Borçlu belediyenin haczi kabil olmayan paralar ile haczi mümkün olan paralarını ayrı hesaplarda tutması yerine havuz hesabı oluşturmasının da iyi niyetle bağdaşmayacağı tartışmasızdır.

Borçlu belediyece haczi kabil olmayan paralar ile haczi mümkün olan paraların aynı hesapta toplanması ve birbirine karıştırılması, haczedilmezlik hakkından feragat olarak kabul edilmelidir.

DAVA: Yukarıda tarih ve numarası yazılı mahkeme kararının müddeti içinde temyizen tetkiki taraflarca istenmesi üzerine bu işle ilgili dosya mahallinden daireye gönderilmiş olmakla okundu ve gereği görüşülüp düşünüldü:

KARAR:

1 ) Tarafların iddia ve savunmalarına, dosya içeriğindeki bilgi ve belgelere ve kararın gerekçesine göre borçlunun temyiz itirazlarının reddine;

2 ) Alacaklının sair temyiz itirazları yerinde değil ise de;

5393 Sayılı Belediye Kanunu'nun 15/son maddesinde; "Belediyenin kamu hizmetinde fiilen kullanılan malları ile, belediye tarafından tahsil edilen vergi, resim, harç gelirleri haczedilemez." düzenlemesine yer verilmiştir.

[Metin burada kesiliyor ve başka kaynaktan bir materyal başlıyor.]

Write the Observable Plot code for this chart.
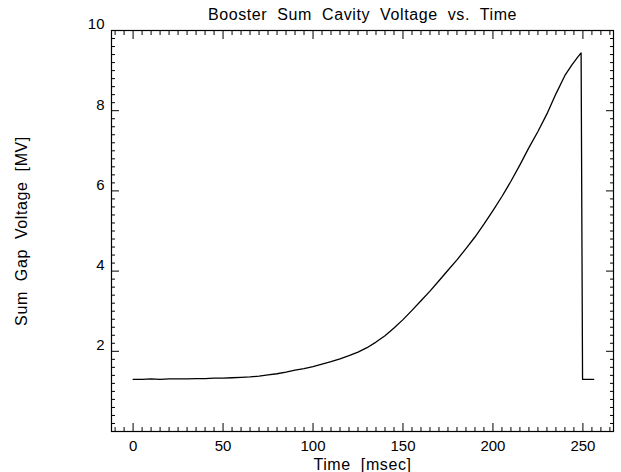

Bu maddeye göre belediyenin haczedilmezlik şikâyetinin kabul edilebilmesi için mahcuzların kamu hizmetinde fiilen kullanılması zorunludur.

İcra ve İflas Kanunu ve takip hukuku ilkelerine göre asıl olan alacaklının alacağına kavuşmasını sağlamak olduğundan, kural olarak borçluların tüm mallarının haczi mümkündür. Bir malın haczedilememesi için yasal düzenlemenin bulunması zorunludur. Haczedilmezlik istisnai bir durum olduğundan, bu yöndeki düzenlemelerin de dar yorumlanması gerekir.

Bu şekilde haczi kabil olmayan paralar ile haczi mümkün olan paraları karıştırmak suretiyle havuz hesabı oluşturan borçlu belediyenin, iddiasını ispat imkânını kendisi kaldırmıştır. Borçlu belediyenin haczi kabil olmayan paralar ile haczi mümkün olan paralarını ayrı hesaplarda tutması yerine havuz hesabı oluşturmasının da iyi niyetle bağdaşmayacağı tartışmasızdır.

SONUÇ: Alacaklının temyiz itirazlarının kabulü ile mahkeme kararının yukarıda 2 nolu bentte yazılı nedenlerle İİK 366 ve HUMK’nun 428. maddeleri uyarınca (bozulmasına) karar verildi.